Татьяна и Онегин оба отличаются от окружающего их общества — общества, с которым они находятся в конфликте, но каждый по-своему. Онегина это общество раздражает, но где-то в глубине души он хочет стать его частью. Татьяна же замыкается в своем собственном внутреннем мире. Она всегда — у окна и постоянно стремится в другой мир — мир, которого на самом деле не существует. Они оба противостоят безмятежным буржуа, занятым ритуалом, выражающим незыблемые правила их жизни. Главное из этих правил — быть, как все, сохранять «непроницаемость» по отношению к таким «странностям», как душевные переживания, культура, понимание других людей. Ритуал представляет собой обед за огромным столом (единственная декорация в этом спектакле), который находится в самом центре типичной буржуазной столовой в первом акте и в эксклюзивном «клубе» для высшего общества во втором. Актерская игра, вызванная к жизни необыкновенной режиссурой Дмитрия Чернякова, превосходна: это самый настоящий драматический театр, где все, от главной героини до последнего хориста, — персонажи, имеющие узнаваемую индивидуальность. Оркестр Большого театра под управлением Александра Ведерникова отличается совершенно необыкновенным звучанием — насыщенным, плотным, с поистине душераздирающим лиризмом и лихорадочно нарастающим ритмом. Он еще более подчеркивает ощущение мучительной клаустрофобии, которую вызывает этот мелочный, убогий мир, откуда хочется убежать, чтобы найти свою истинную сущность, но это оказывается невозможным.

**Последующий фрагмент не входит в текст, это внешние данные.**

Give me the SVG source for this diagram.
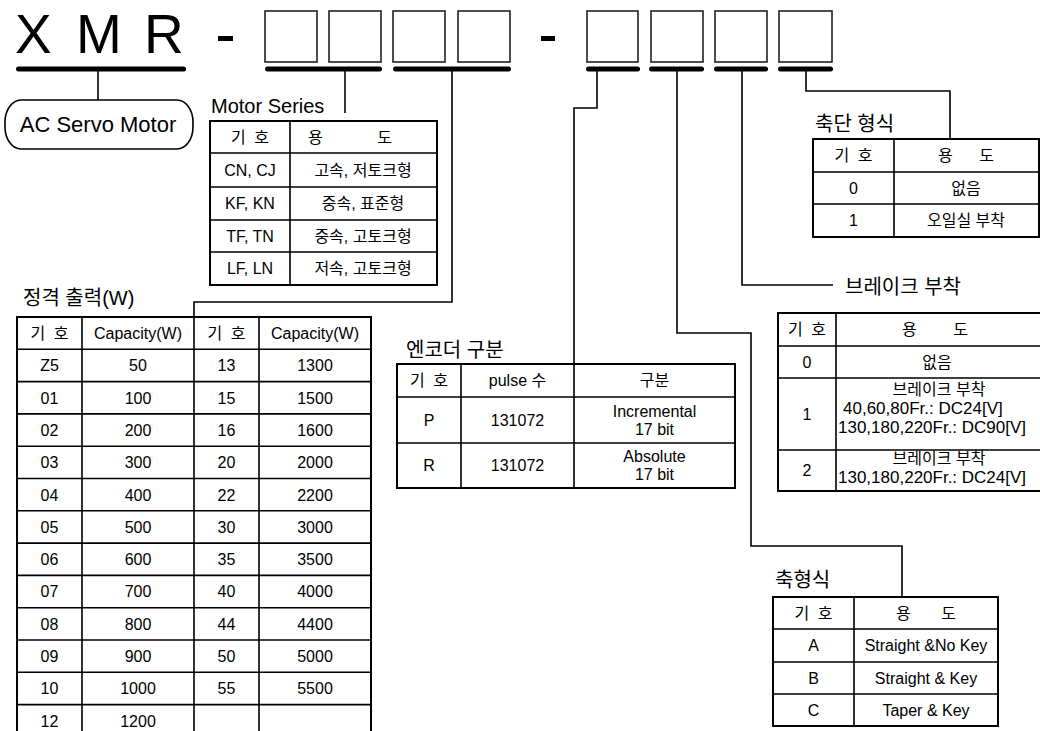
<svg xmlns="http://www.w3.org/2000/svg" width="1040" height="731" viewBox="0 0 1040 731">
<style>
text{font-family:"Liberation Sans","Noto Sans CJK KR",sans-serif;fill:#000}
.t{font-size:16px;text-anchor:middle}
.tl{font-size:17px}
.lbl{font-size:20px}
.big{font-size:55px}
.box{fill:#fff;stroke:#222;stroke-width:1.6}
.bar{stroke:#000;stroke-width:5;stroke-linecap:round}
.grid{fill:none;stroke:#000;stroke-width:1.6}
.outer{fill:none;stroke:#000;stroke-width:2}
.conn{fill:none;stroke:#000;stroke-width:1.6}
</style>
<rect width="1040" height="731" fill="#fff"/>
<g id="code-header">
<text class="big" x="15" y="53">X</text>
<text class="big" x="76" y="53">M</text>
<text class="big" x="144" y="53">R</text>
<rect x="218" y="36" width="15" height="5" fill="#000"/>
<rect x="541" y="36" width="14" height="5" fill="#000"/>
<rect class="box" x="265" y="11" width="52" height="51"/>
<rect class="box" x="329" y="11" width="52" height="51"/>
<rect class="box" x="393" y="11" width="52" height="51"/>
<rect class="box" x="458" y="11" width="52" height="51"/>
<rect class="box" x="587" y="11" width="51" height="51"/>
<rect class="box" x="651" y="11" width="52" height="51"/>
<rect class="box" x="715" y="11" width="52" height="51"/>
<rect class="box" x="779" y="11" width="53" height="51"/>
<line class="bar" x1="18.5" y1="69" x2="183.5" y2="69"/>
<line class="bar" x1="267.5" y1="69" x2="379.5" y2="69"/>
<line class="bar" x1="395.5" y1="69" x2="508.5" y2="69"/>
<line class="bar" x1="588.5" y1="69" x2="637.5" y2="69"/>
<line class="bar" x1="651.5" y1="69" x2="701.5" y2="69"/>
<line class="bar" x1="716.5" y1="69" x2="765.5" y2="69"/>
<line class="bar" x1="780.5" y1="69" x2="830.5" y2="69"/>
</g>
<g id="connectors">
<path class="conn" d="M98,69V100"/>
<path class="conn" d="M345,69V113"/>
<path class="conn" d="M452,69V302H194V317"/>
<path class="conn" d="M597,69V108H574V364"/>
<path class="conn" d="M677,69V333H751V546H902V597"/>
<path class="conn" d="M742,69V285H833"/>
<path class="conn" d="M806,69V91H950V139"/>
</g>
<g id="ac-servo-motor">
<rect x="5" y="100" width="188" height="49" rx="16" ry="22" fill="#fff" stroke="#000" stroke-width="1.6"/>
<text x="98" y="132" style="font-size:22px;text-anchor:middle">AC Servo Motor</text>
</g>
<g id="motor-series">
<text class="lbl" x="211" y="113">Motor Series</text>
<rect class="outer" x="210" y="121" width="227" height="164"/>
<path class="grid" d="M290,121V285M210,153H437M210,187H437M210,220H437M210,252H437"/>
<text class="t" x="250" y="143" style="word-spacing:4px">기 호</text>
<text class="t" x="350" y="143" style="word-spacing:50px">용 도</text>
<text class="t" x="250" y="176">CN, CJ</text><text class="t" x="363" y="176">고속, 저토크형</text>
<text class="t" x="250" y="209">KF, KN</text><text class="t" x="363" y="209">중속, 표준형</text>
<text class="t" x="250" y="242">TF, TN</text><text class="t" x="363" y="242">중속, 고토크형</text>
<text class="t" x="250" y="274">LF, LN</text><text class="t" x="363" y="274">저속, 고토크형</text>
</g>
<g id="rated-output">
<text class="lbl" x="23" y="305">정격 출력(W)</text>
<rect class="outer" x="17" y="317" width="354" height="420"/>
<path class="grid" d="M82,317V737M194,317V737M259,317V737M17,349.3H371M17,381.6H371M17,413.9H371M17,446.2H371M17,478.5H371M17,510.8H371M17,543.1H371M17,575.4H371M17,607.7H371M17,640H371M17,672.3H371M17,704.6H371"/>
<text class="t" x="49.5" y="339" style="word-spacing:4px">기 호</text><text class="t" x="138" y="339">Capacity(W)</text><text class="t" x="226.5" y="339" style="word-spacing:4px">기 호</text><text class="t" x="315" y="339">Capacity(W)</text>
<text class="t" x="49.5" y="371.3">Z5</text><text class="t" x="138" y="371.3">50</text><text class="t" x="226.5" y="371.3">13</text><text class="t" x="315" y="371.3">1300</text>
<text class="t" x="49.5" y="403.6">01</text><text class="t" x="138" y="403.6">100</text><text class="t" x="226.5" y="403.6">15</text><text class="t" x="315" y="403.6">1500</text>
<text class="t" x="49.5" y="435.9">02</text><text class="t" x="138" y="435.9">200</text><text class="t" x="226.5" y="435.9">16</text><text class="t" x="315" y="435.9">1600</text>
<text class="t" x="49.5" y="468.2">03</text><text class="t" x="138" y="468.2">300</text><text class="t" x="226.5" y="468.2">20</text><text class="t" x="315" y="468.2">2000</text>
<text class="t" x="49.5" y="500.5">04</text><text class="t" x="138" y="500.5">400</text><text class="t" x="226.5" y="500.5">22</text><text class="t" x="315" y="500.5">2200</text>
<text class="t" x="49.5" y="532.8">05</text><text class="t" x="138" y="532.8">500</text><text class="t" x="226.5" y="532.8">30</text><text class="t" x="315" y="532.8">3000</text>
<text class="t" x="49.5" y="565.1">06</text><text class="t" x="138" y="565.1">600</text><text class="t" x="226.5" y="565.1">35</text><text class="t" x="315" y="565.1">3500</text>
<text class="t" x="49.5" y="597.4">07</text><text class="t" x="138" y="597.4">700</text><text class="t" x="226.5" y="597.4">40</text><text class="t" x="315" y="597.4">4000</text>
<text class="t" x="49.5" y="629.7">08</text><text class="t" x="138" y="629.7">800</text><text class="t" x="226.5" y="629.7">44</text><text class="t" x="315" y="629.7">4400</text>
<text class="t" x="49.5" y="662">09</text><text class="t" x="138" y="662">900</text><text class="t" x="226.5" y="662">50</text><text class="t" x="315" y="662">5000</text>
<text class="t" x="49.5" y="694.3">10</text><text class="t" x="138" y="694.3">1000</text><text class="t" x="226.5" y="694.3">55</text><text class="t" x="315" y="694.3">5500</text>
<text class="t" x="49.5" y="726.6">12</text><text class="t" x="138" y="726.6">1200</text>
</g>
<g id="encoder">
<text class="lbl" x="406" y="357">엔코더 구분</text>
<rect class="outer" x="397" y="364" width="338" height="124"/>
<path class="grid" d="M461,364V488M574,364V488M397,397H735M397,443H735"/>
<text class="t" x="429" y="386" style="word-spacing:4px">기 호</text><text class="t" x="517.5" y="386">pulse 수</text><text class="t" x="654.5" y="386">구분</text>
<text class="t" x="429" y="426">P</text><text class="t" x="517.5" y="426">131072</text>
<text class="t" x="654.5" y="417">Incremental</text><text class="t" x="654.5" y="435">17 bit</text>
<text class="t" x="429" y="471">R</text><text class="t" x="517.5" y="471">131072</text>
<text class="t" x="654.5" y="462">Absolute</text><text class="t" x="654.5" y="480">17 bit</text>
</g>
<g id="shaft-end">
<text class="lbl" x="815" y="131">축단 형식</text>
<rect class="outer" x="813" y="139" width="226" height="98"/>
<path class="grid" d="M894,139V237M813,172H1039M813,204H1039"/>
<text class="t" x="853.5" y="161" style="word-spacing:4px">기 호</text>
<text class="t" x="966" y="161" style="word-spacing:22px">용 도</text>
<text class="t" x="853.5" y="194">0</text><text class="t" x="966" y="194">없음</text>
<text class="t" x="853.5" y="226">1</text><text class="t" x="966" y="226">오일실 부착</text>
</g>
<g id="brake">
<text class="lbl" x="845" y="294">브레이크 부착</text>
<rect class="outer" x="778" y="313" width="270" height="178"/>
<path class="grid" d="M836,313V491M778,346H1048M778,378H1048M778,450H1048"/>
<text class="t" x="807" y="335" style="word-spacing:4px">기 호</text>
<text class="t" x="935" y="335" style="word-spacing:32px">용 도</text>
<text class="t" x="807" y="368">0</text><text class="t" x="937" y="368">없음</text>
<text class="t" x="807" y="420">1</text>
<text class="t" x="939" y="395">브레이크 부착</text>
<text class="tl" x="843" y="414">40,60,80Fr.: DC24[V]</text>
<text class="tl" x="838" y="433">130,180,220Fr.: DC90[V]</text>
<text class="t" x="807" y="476">2</text>
<text class="t" x="939" y="464">브레이크 부착</text>
<text class="tl" x="838" y="483">130,180,220Fr.: DC24[V]</text>
</g>
<g id="shaft-type">
<text class="lbl" x="775" y="587">축형식</text>
<rect class="outer" x="773" y="597" width="225" height="129"/>
<path class="grid" d="M854,597V726M773,629H998M773,662H998M773,694H998"/>
<text class="t" x="813.5" y="619" style="word-spacing:4px">기 호</text>
<text class="t" x="926" y="619" style="word-spacing:26px">용 도</text>
<text class="t" x="813.5" y="651">A</text><text class="t" x="926" y="651">Straight &amp;No Key</text>
<text class="t" x="813.5" y="684">B</text><text class="t" x="926" y="684">Straight &amp; Key</text>
<text class="t" x="813.5" y="716">C</text><text class="t" x="926" y="716">Taper &amp; Key</text>
</g>
</svg>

Мы никогда не видели так близко настоящего Чайковского — с его гиперчувствительностью, изолированностью, постоянным желанием убежать от общества, без которого, однако, он все же обойтись не мог. Чайковский — это Татьяна; возвышенная Татьяна Мононгарова, красивая, как ангел, могущая потрясти вас до глубины души, на что способна только великая артистка. Чайковский — это Онегин; презрительный, незащищенный, жестокий от бессильного отчаяния — Василий Ладюк просто великолепен. Чайковский — это Ленский; поэт, стихи которого все слушают со смертельной скукой и над которым втайне потешаются, великолепно исполнен Андреем Дунаевым. А общество — это все остальные. Среди исполнителей партий второго плана — гордость Большого театра прошлых лет в окружении хора, который выше всяких похвал. Самым лучшим спектаклем этого сезона в Ла Скала оказался тот, что прибыл на гастроли, но для того, чтобы приглашать в гости нужных людей, тоже нужна мудрость.